Whitey Phil: I will evaluate any argument I can understand (please pick up on the staleness of this sentence). I had experience hitting these positions, but I never ran them myself, so my understanding is limited. I'm not a fan of a priori knowledge, I don't particularly like evaluating it. I think Kant was racist (probably because he was) and hearing the words of a racist spread throughout debate rounds is yucky to me.

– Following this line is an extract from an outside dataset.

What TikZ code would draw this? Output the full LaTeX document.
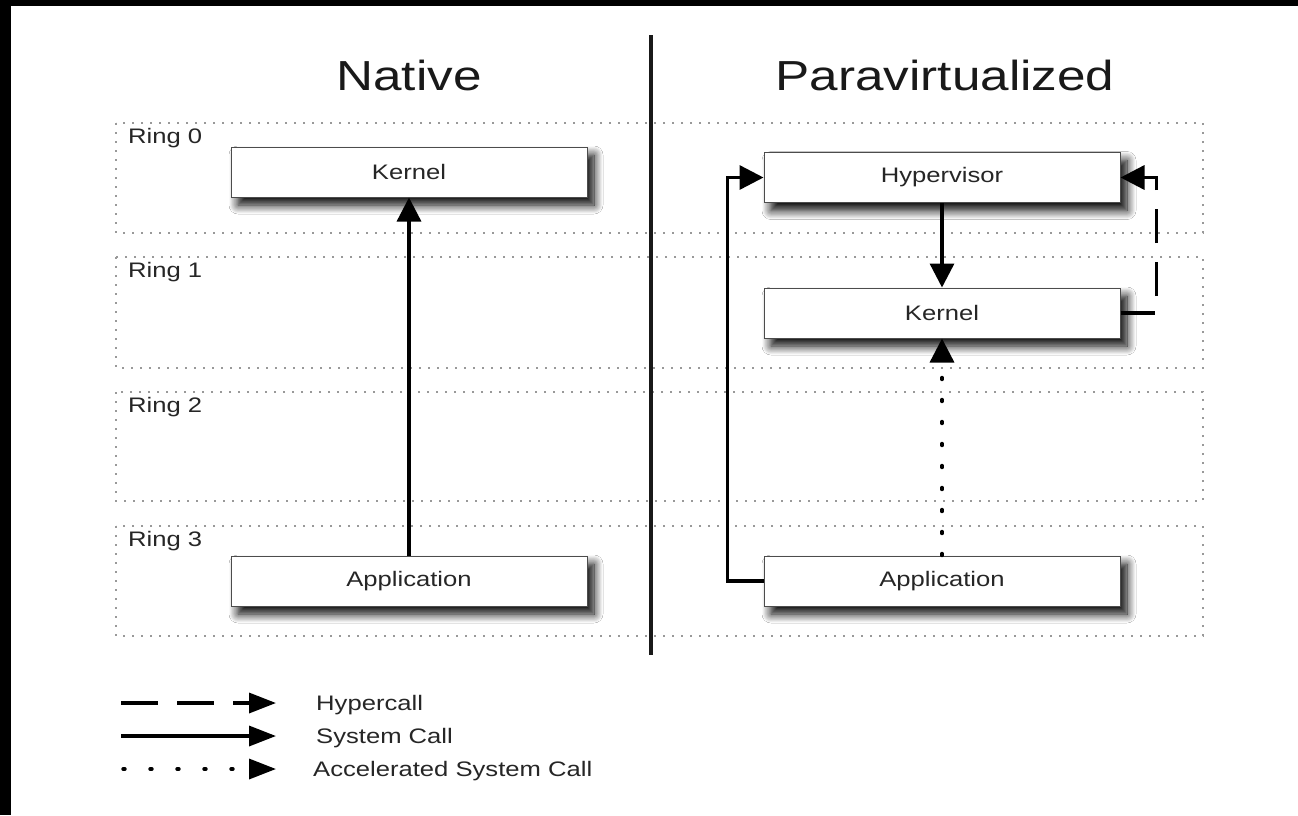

Tricks: Strike me. While I understand and can appreciate how goofy some tricks are, they are uneducational and I will not tolerate them. Additionally, many tricks are ableist or racist, some (if you're lucky) are both! I would hate if this ages well, and you think, "Looking back on my life, I see I was surrounded by foolishness. - 2023" If tricks manage to sneak their way into the round, I will not evaluate them. I won't tank your speaks, but you won't win from them.
PF:
I'm pretty new to Public Forum (or PoFo, as my west coast friends like to call it), but I have a lot of experience and success in traditional LD debate, which I've been told has some similarities. I've judged one tournament of middle schoolers, so that's my experience. I suppose be clear, persuasive, sign post, and give a clear ballot story!
As a brief underview: I love a good silly, goofy, quirky kinda round, so have lots of fun with your cases and your speeches! That being said, be nice, and be kind to all.